**Task objective:** Look for the line containing "Recreate this image" and the line containing "15.9, 16.9, 17.9, 18.9, 19.8, 20.8, 21.7, 22.6]"; retype them and all lines between, exactly, and leave out the pictures.

^^^^^^^^^^^^^^^^

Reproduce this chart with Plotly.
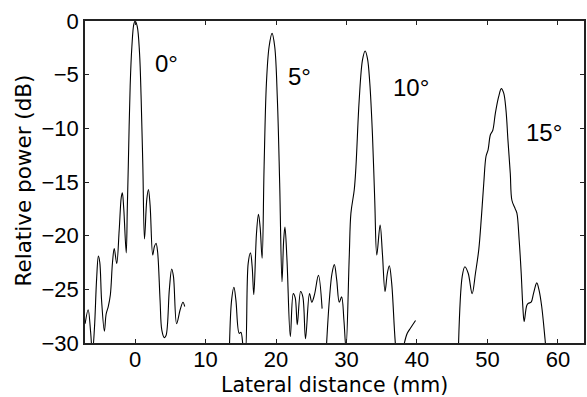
import plotly.graph_objects as go

# 0 degree beam profile
x0 = [-7.08, -6.65, -6.3, -6.05, -5.75, -5.45, -5.2, -5.0, -4.75, -4.35, -4.1, -3.8, -3.5, -3.2,
      -2.95, -2.6, -2.25, -1.95, -1.8, -1.6, -1.25, -1.1, -0.96, -0.69, -0.45, -0.17, 0.02,
      0.31, 0.64, 0.87, 1.11, 1.34, 1.67, 1.9, 2.14, 2.51, 2.75, 2.98, 3.2, 3.55, 3.8, 4.15,
      4.4, 4.87, 5.2, 5.45, 5.9, 6.4, 6.8, 7.05]
y0 = [-28.2, -26.9, -29.0, -31.0, -28.5, -24.0, -21.9, -22.5, -26.0, -28.9, -27.3, -26.6, -25.5, -22.5,
      -21.2, -22.6, -19.5, -16.4, -16.0, -17.5, -21.6, -17.5, -13.6, -6.0, -2.4, -0.3, 0.0,
      -0.5, -3.0, -7.3, -13.6, -20.3, -16.6, -15.7, -17.2, -21.8, -21.0, -20.7, -21.5, -26.0, -28.8, -29.5,
      -29.3, -25.0, -23.1, -23.8, -28.2, -26.9, -26.2, -26.6]

# 5 degree beam profile
x5 = [13.37, 13.7, 14.03, 14.31, 14.78, 15.02, 15.35, 15.63, 16.05, 16.38, 16.62, 16.85, 17.23, 17.51,
      17.75, 18.03, 18.31, 18.64, 19.02, 19.44, 19.82, 20.2, 20.52, 20.85, 21.09, 21.27, 21.56, 22.03,
      22.45, 22.73, 23.02, 23.49, 23.81, 24.19, 24.75, 25.08, 25.46, 26.02, 26.54]
y5 = [-31.0, -26.0, -24.8, -26.0, -29.1, -29.0, -30.4, -31.0, -22.6, -21.6, -22.9, -25.5, -19.8, -18.0,
      -19.2, -22.1, -13.6, -5.8, -2.4, -1.15, -2.4, -7.4, -15.1, -24.3, -20.4, -19.2, -22.3, -29.4,
      -25.4, -25.8, -28.3, -25.2, -25.7, -29.6, -25.4, -26.2, -25.5, -23.7, -26.8]

# 10 degree beam profile
x10 = [27.1, 27.57, 27.95, 28.28, 28.61, 28.98, 29.31, 29.64, 29.93, 30.39, 30.63, 31.1, 31.34, 31.8,
       32.28, 32.65, 32.98, 33.31, 33.68, 34.01, 34.3, 34.77, 35.1, 35.47, 35.8, 36.08, 36.41, 36.98,
       37.5, 38.15, 38.62, 39.09, 39.8]
y10 = [-31.0, -26.0, -23.5, -22.7, -24.1, -26.2, -25.7, -27.9, -30.5, -22.0, -17.9, -15.75, -13.6, -7.4,
       -3.6, -2.8, -3.5, -5.8, -10.5, -16.7, -21.8, -19.0, -21.7, -25.2, -23.5, -22.8, -24.4, -30.4,
       -33.0, -30.2, -29.1, -28.6, -27.9]

# 15 degree beam profile
x15 = [45.86, 46.42, 46.8, 47.27, 47.83, 48.3, 48.77, 49.15, 49.48, 49.8, 50.09, 50.42, 50.75, 51.12,
       51.59, 51.97, 52.3, 52.63, 52.91, 53.24, 53.47, 53.94, 54.18, 54.5, 54.79, 55.02, 55.21, 55.58,
       55.82, 56.2, 56.53, 57.0, 57.33, 57.7, 58.18, 58.5]
y15 = [-31.0, -23.8, -22.9, -23.5, -25.4, -23.5, -21.3, -18.2, -15.1, -12.6, -12.0, -10.6, -10.2, -8.6,
       -7.05, -6.3, -6.7, -8.3, -11.1, -14.2, -16.7, -17.5, -17.9, -20.4, -23.5, -26.6, -28.0, -26.5,
       -26.3, -26.2, -25.4, -24.4, -25.1, -26.6, -29.7, -32.0]

label_text = ["0°", "5°", "10°", "15°"]
label_x = [4.4, 23.3, 39.1, 58.0]
label_y = [-4.0, -5.2, -6.2, -10.4]

x_ticks = [0, 10, 20, 30, 40, 50, 60]
y_ticks = [0, -5, -10, -15, -20, -25, -30]

x_title = "Lateral distance (mm)"
y_title = "Relative power (dB)"

TICK_FONT = "Liberation Sans"
TITLE_FONT = "DejaVu Sans"

fig = go.Figure()
for xs, ys in [(x0, y0), (x5, y5), (x10, y10), (x15, y15)]:
    fig.add_trace(go.Scatter(x=xs, y=ys, mode="lines", line=dict(color="black", width=1.1),
                             line_shape="spline", showlegend=False, hoverinfo="skip"))

for t, xx, yy in zip(label_text, label_x, label_y):
    fig.add_annotation(x=xx, y=yy, text=t, showarrow=False,
                       font=dict(family=TICK_FONT, size=24, color="black"))

# axis titles as paper-positioned annotations
fig.add_annotation(xref="paper", yref="paper", x=0.5, y=-0.131, text=x_title, showarrow=False,
                   xanchor="center", yanchor="middle",
                   font=dict(family=TITLE_FONT, size=20.5, color="black"))
fig.add_annotation(xref="paper", yref="paper", x=-0.124, y=0.505, text=y_title, showarrow=False,
                   xanchor="center", yanchor="middle", textangle=-90,
                   font=dict(family=TITLE_FONT, size=21.5, color="black"))

axis_common = dict(showgrid=False, zeroline=False, showline=True, linecolor="#222",
                   linewidth=1.5, mirror="ticks", ticks="inside", ticklen=4, tickwidth=1,
                   tickcolor="#222", tickfont=dict(family=TICK_FONT, size=22, color="black"))

fig.update_xaxes(range=[-7.1, 63.7], tickvals=x_ticks, ticklabelstandoff=-4, **axis_common)
fig.update_yaxes(range=[-30, 0], tickvals=y_ticks, **axis_common)

fig.update_layout(width=587, height=397, margin=dict(l=85, r=1, t=21, b=54),
                  plot_bgcolor="white", paper_bgcolor="white",
                  font=dict(family=TICK_FONT, color="black"))

fig.write_html("out.html", config={"displayModeBar": False},
               post_script="document.body.style.margin='0';document.body.style.overflow='hidden';")
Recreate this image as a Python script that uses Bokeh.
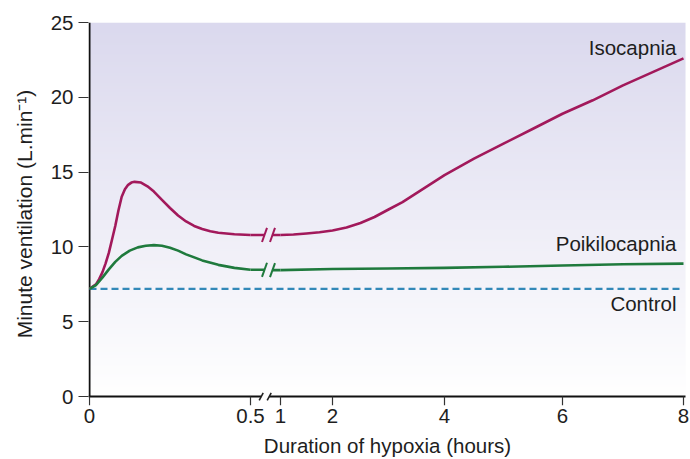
import numpy as np
from bokeh.plotting import figure
from bokeh.models import FixedTicker, Range1d
from bokeh.embed import file_html
from bokeh.resources import INLINE
from bokeh.core.properties import value

# ---------------- data ----------------
iso_early_hours = [0, 0.02, 0.03, 0.04, 0.05, 0.06, 0.07, 0.08, 0.09, 0.1, 0.11, 0.12,
                   0.13, 0.14, 0.16, 0.18, 0.2, 0.225, 0.25, 0.275, 0.3, 0.325,
                   0.35, 0.375, 0.4, 0.45, 0.5]
iso_early = [7.2, 7.5, 7.85, 8.3, 8.9, 9.6, 10.5, 11.4, 12.45, 13.35, 13.85, 14.15,
             14.3, 14.35, 14.3, 14.05, 13.7, 13.15, 12.6, 12.1, 11.7, 11.4,
             11.2, 11.05, 10.95, 10.85, 10.8]
iso_late_hours = [1, 1.25, 1.5, 1.75, 2, 2.25, 2.5, 2.75, 3, 3.25, 3.5, 3.75, 4,
                  4.5, 5, 5.5, 6, 6.5, 7, 7.5, 8]
iso_late = [10.8, 10.83, 10.9, 10.98, 11.1, 11.3, 11.6, 12.0, 12.5, 13.0, 13.6, 14.2, 14.8,
            15.9, 16.9, 17.9, 18.9, 19.8, 20.8, 21.7, 22.6]

poi_early_hours = [0, 0.02, 0.04, 0.06, 0.08, 0.1, 0.125, 0.15, 0.175, 0.2,
                   0.225, 0.25, 0.275, 0.3, 0.35, 0.4, 0.45, 0.5]
poi_early = [7.2, 7.45, 7.95, 8.5, 9.0, 9.4, 9.75, 9.97, 10.08, 10.12,
             10.08, 9.95, 9.75, 9.5, 9.1, 8.8, 8.6, 8.47]
poi_late_hours = [1, 2, 3, 4, 5, 6, 7, 8]
poi_late = [8.45, 8.52, 8.56, 8.6, 8.67, 8.76, 8.84, 8.88]

control_hours = [0, 8]
control = [7.2, 7.2]

series_names = ["Isocapnia", "Poikilocapnia", "Control"]
x_tick_hours = [0, 0.5, 1, 2, 4, 6, 8]
x_tick_labels = ["0", "0.5", "1", "2", "4", "6", "8"]
y_ticks = [0, 5, 10, 15, 20, 25]

# ---------------- broken time axis (hand-drawn scale) ----------------
AXIS_HOURS = [0, 0.5, 1, 2, 4, 6, 8]
AXIS_OFFSET = [0, 161, 191, 243, 355, 473, 594]   # screen offsets of the original axis


def hx(h):
    return np.interp(h, AXIS_HOURS, AXIS_OFFSET)


ISO_C = "#a2195b"
POI_C = "#1f7a3d"
CTL_C = "#3389b8"
AX_C = "#111111"
FONT = "Liberation Sans"
TXT = "#1e1e1e"

W, H = 690, 459
TOP, BOTTOM, LEFT = 22, 53, 88
PX_PER_UNIT = 15.0
Y_LO = -(H - TOP - BOTTOM - 25 * PX_PER_UNIT) / PX_PER_UNIT   # room below the time axis

p = figure(width=W, height=H, output_backend="svg", toolbar_location=None,
           x_range=Range1d(-1, 597), y_range=Range1d(Y_LO, 25),
           min_border_left=LEFT, min_border_right=W - LEFT - 598, min_border_top=TOP,
           min_border_bottom=BOTTOM)
p.outline_line_color = None
p.background_fill_color = "white"
p.border_fill_color = "white"
p.xgrid.visible = False
p.ygrid.visible = False

# background gradient (lavender at top to white at bottom)
n = 256
top = np.array([219, 217, 238], dtype=float)
bot = np.array([255, 255, 255], dtype=float)
f = np.linspace(0, 1, n)[:, None]
cols = bot * (1 - f) + top * f
img = np.empty((n, 1), dtype=np.uint32)
view = img.view(dtype=np.uint8).reshape((n, 1, 4))
view[:, 0, 0] = cols[:, 0]
view[:, 0, 1] = cols[:, 1]
view[:, 0, 2] = cols[:, 2]
view[:, 0, 3] = 255
p.image_rgba(image=[img], x=0, y=0, dw=596, dh=25)

# axis lines drawn in data space (time axis has a break)
b1, b2 = 171.7, 179.7
p.segment(x0=[0, -1, b2], y0=[0, 0, 0], x1=[0, b1, 596], y1=[25, 0, 0],
          line_color=AX_C, line_width=2)
tx = hx(x_tick_hours)
p.segment(x0=tx, y0=[0] * len(tx), x1=tx, y1=[-9 / PX_PER_UNIT] * len(tx),
          line_color="#333333", line_width=1.2)
p.segment(x0=[b1 - 2, b2 - 2], y0=[-0.25, -0.25], x1=[b1 + 2, b2 + 2], y1=[0.25, 0.25],
          line_color="#222222", line_width=1.6)

# control
p.line(hx(control_hours), control, line_color=CTL_C, line_width=2.2, line_dash="7 4")

LW = 2.6
# curves
for eh, ev, lh, lv, c in [(iso_early_hours, iso_early, iso_late_hours, iso_late, ISO_C),
                          (poi_early_hours, poi_early, poi_late_hours, poi_late, POI_C)]:
    p.line(hx(eh), ev, line_color=c, line_width=LW, line_join="round")
    p.line(hx(lh), lv, line_color=c, line_width=LW, line_join="round")
    # break marks
    s1, s2 = 175, 183
    p.line([hx(eh[-1]), s1], [ev[-1], ev[-1]], line_color=c, line_width=LW)
    p.line([s2, hx(lh[0])], [lv[0], lv[0]], line_color=c, line_width=LW)
    for s, yv in [(s1, ev[-1]), (s2, lv[0])]:
        p.segment(x0=[s - 2.5], y0=[yv - 0.47], x1=[s + 2.5], y1=[yv + 0.47],
                  line_color=c, line_width=2)

# series labels
p.text(x=[587, 587, 587], y=[23.35, 10.25, 6.2], text=series_names,
       text_align="right", text_baseline="alphabetic",
       text_font=value(FONT), text_font_size="20.5px", text_color=TXT)

# axes (lines hidden; labels from Bokeh)
for ax in (p.xaxis[0], p.yaxis[0]):
    ax.axis_line_color = None
    ax.major_tick_line_color = "#333333"
    ax.major_tick_line_width = 1.2
    ax.minor_tick_line_color = None
    ax.major_label_text_font = FONT
    ax.major_label_text_font_size = "20.5px"
    ax.major_label_text_color = TXT
    ax.axis_label_text_font = FONT
    ax.axis_label_text_font_size = "20.5px"
    ax.axis_label_text_font_style = "normal"
    ax.axis_label_text_color = TXT

p.xaxis.ticker = FixedTicker(ticks=[int(v) for v in tx])
p.xaxis.major_label_overrides = {int(v): lab for v, lab in zip(tx, x_tick_labels)}
p.xaxis.major_tick_line_color = None
p.xaxis.major_tick_in = 0
p.xaxis.major_tick_out = 0
p.xaxis.major_label_standoff = 3
p.xaxis.axis_label = "Duration of hypoxia (hours)"
p.xaxis.axis_label_standoff = 8

p.yaxis.ticker = FixedTicker(ticks=y_ticks)
p.yaxis.major_tick_in = 0
p.yaxis.major_tick_out = 10
p.yaxis.major_label_standoff = 5
p.yaxis.axis_label = "Minute ventilation (L.min\u207b\u00b9)"
p.yaxis.axis_label_text_font_size = "21px"
p.yaxis.axis_label_standoff = 12

open("out.html", "w").write(file_html(p, INLINE))
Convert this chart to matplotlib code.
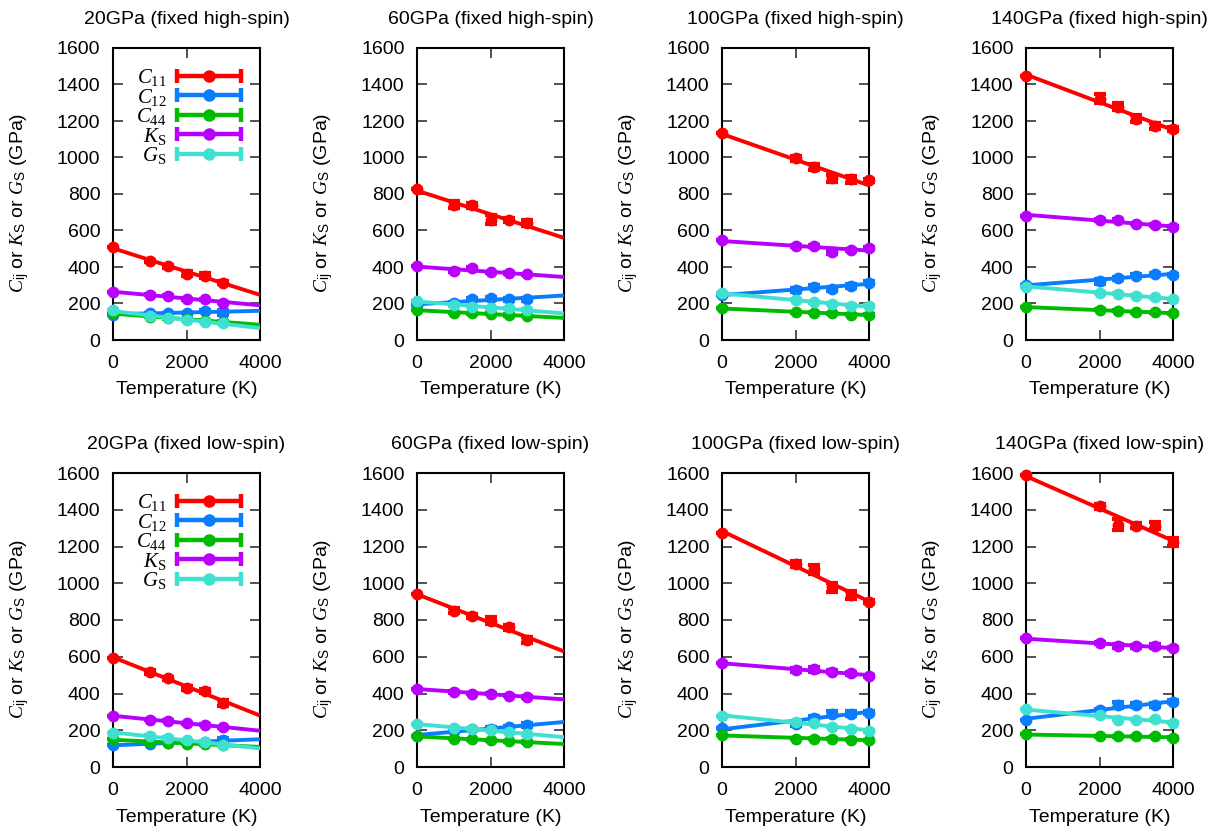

^^^^^^^^^^^^^^^^

**Task solution:**
Recreate this image as a Python script that uses Bokeh.
import numpy as np
from bokeh.plotting import figure
from bokeh.models import FixedTicker, Range1d
from bokeh.embed import file_html
from bokeh.resources import INLINE
from bokeh.core.properties import value

# ---------------- data ----------------
iso_early_hours = [0, 0.02, 0.03, 0.04, 0.05, 0.06, 0.07, 0.08, 0.09, 0.1, 0.11, 0.12,
                   0.13, 0.14, 0.16, 0.18, 0.2, 0.225, 0.25, 0.275, 0.3, 0.325,
                   0.35, 0.375, 0.4, 0.45, 0.5]
iso_early = [7.2, 7.5, 7.85, 8.3, 8.9, 9.6, 10.5, 11.4, 12.45, 13.35, 13.85, 14.15,
             14.3, 14.35, 14.3, 14.05, 13.7, 13.15, 12.6, 12.1, 11.7, 11.4,
             11.2, 11.05, 10.95, 10.85, 10.8]
iso_late_hours = [1, 1.25, 1.5, 1.75, 2, 2.25, 2.5, 2.75, 3, 3.25, 3.5, 3.75, 4,
                  4.5, 5, 5.5, 6, 6.5, 7, 7.5, 8]
iso_late = [10.8, 10.83, 10.9, 10.98, 11.1, 11.3, 11.6, 12.0, 12.5, 13.0, 13.6, 14.2, 14.8,
            15.9, 16.9, 17.9, 18.9, 19.8, 20.8, 21.7, 22.6]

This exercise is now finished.